Christian Droulers :: Data driven testing and Excel hate

Data driven testing and Excel hate

Posted on 2015-04-29

Testing business rules that have a lot of input, output and permutations is not a fun job. Getting the data in a decent, readable, diffable format is hard as well.

We have a business rule calculation that takes a lot of parameters in and has a few out as well. There’s a lot of permutations possible too. The data we need for these tests comes from a few sources: an older system, manual testing and product owner knowledge.

Hand-coding all these values in [TestCase] attributes was starting to get a little heavy and non-manageable anytime a new parameter needed to be added. At first, we opted for an Excel Spreadsheet read with ExcelDataReader. XLSX is a zip format with XML inside it. So in git, we had no idea what was happening anytime someone changed things. Merges were impossible (even with Beyond Compare, it was far from usable).

Today, I looked for a text-based format that would be usable by all developers, architects, product owners and etc. Seems like CSV is still horribly broken in Excel, even in 2015.

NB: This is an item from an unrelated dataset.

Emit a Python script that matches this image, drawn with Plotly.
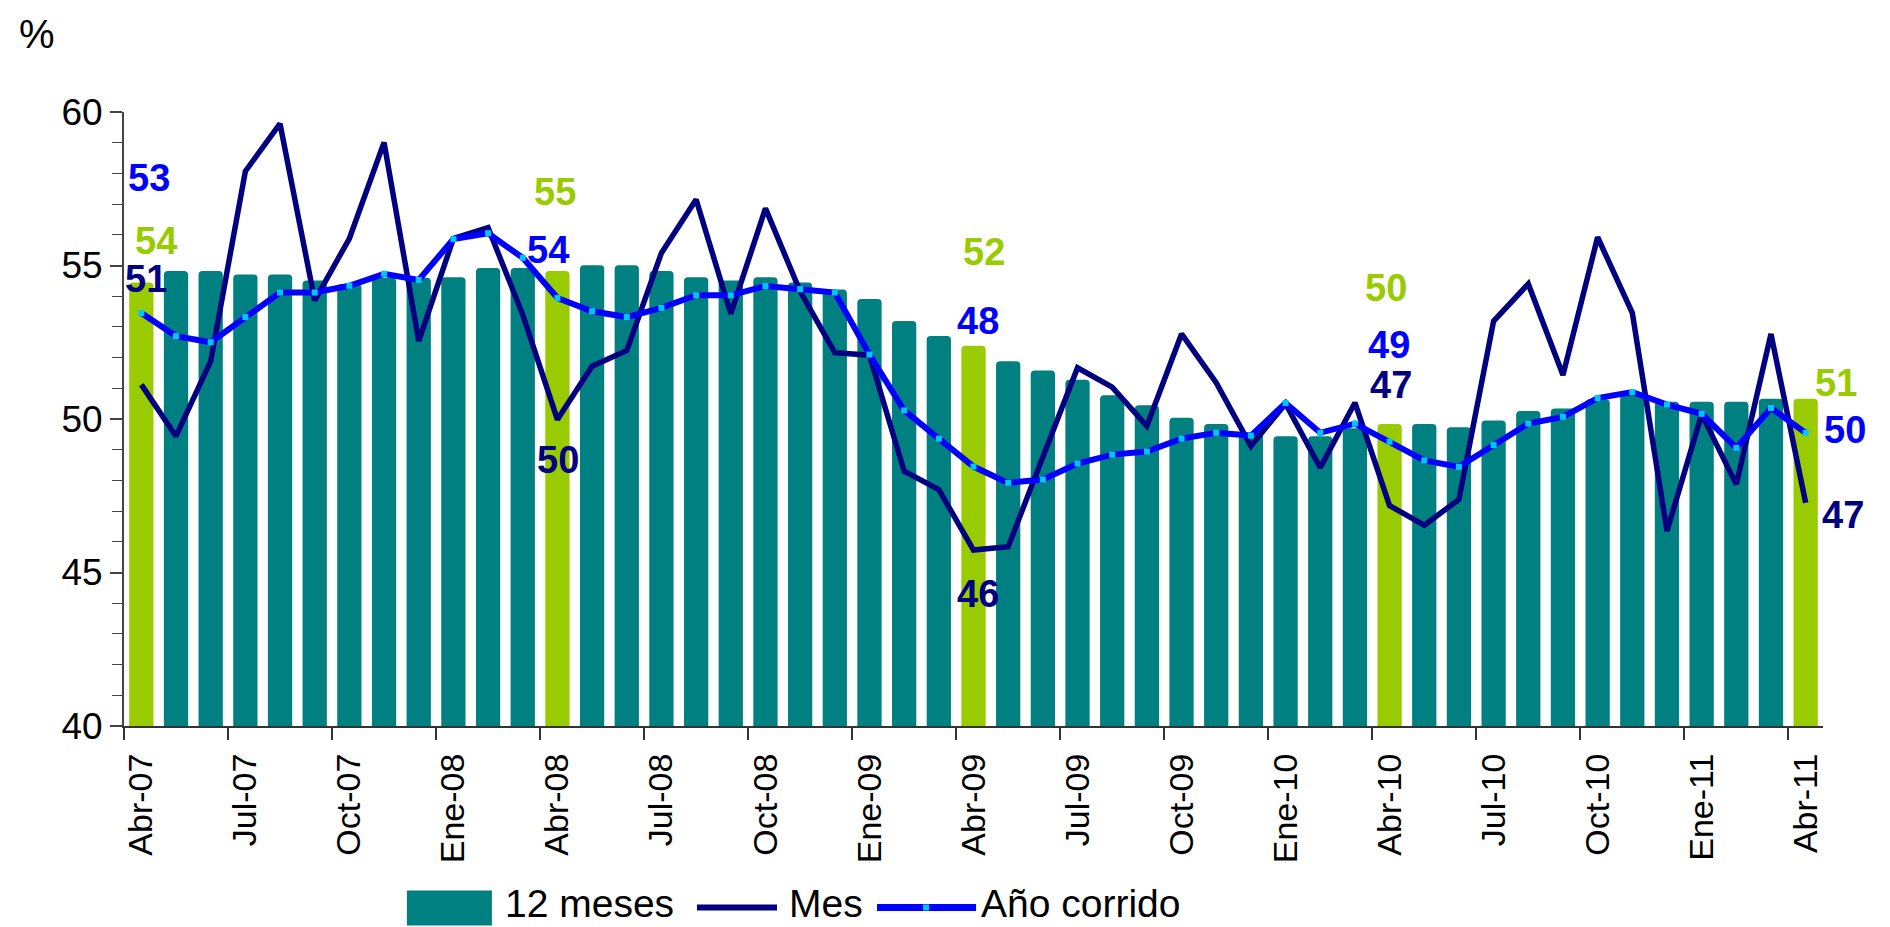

Delimiter is set according to Windows’ locale settings;
No way to override it in both read and write;
Encoding support doesn’t work well.

Exporting our xlsx to csv just wouldn’t work at all. If I exported with commas, it wouldn’t read it. If I exported with semi-colons, it would read it, but not as UTF-8. If I added the BOM, it would start ignoring semi-colons altogether. LibreOffice works perfectly with CSVs. When you open one, it pops a small window of settings with educated guesses. Encoding, separator and a preview. MAGIC!

The final format we settled on is “TSV”, which isn’t really a thing, but works well in LibreOffice, Excel and plain text. It’s simply tab-separated values. I used LibreOffice to export the XLSX’s sheets as CSV, then put a tab as the separator. The result opens just fine in LibreOffice (obviously!) and opens ok in Excel. Any character in the UTF-8 range (mostly French accented characters in headers) show up as separate characters (two bytes each), but as long as we don’t touch those in Excel, everything is fine.

TSV is easy to read and diff. It will also be possible to easily send it to a product owner for new test cases and then merge it back in since it’s text!

You can’t see the tabs visually, but any proper text editor can show them.

Once that is done, I simply use CsvHelper to read it in with header support. See Fluent class mapping for a good sample.

With this data read, we can generate an NUnit [TestCaseSource] and have a single test method that goes through ALL of the data in the file.

Whenever you find a bug or a new case arises, simply modify the test data file (TSV) and the test should start running in your suite.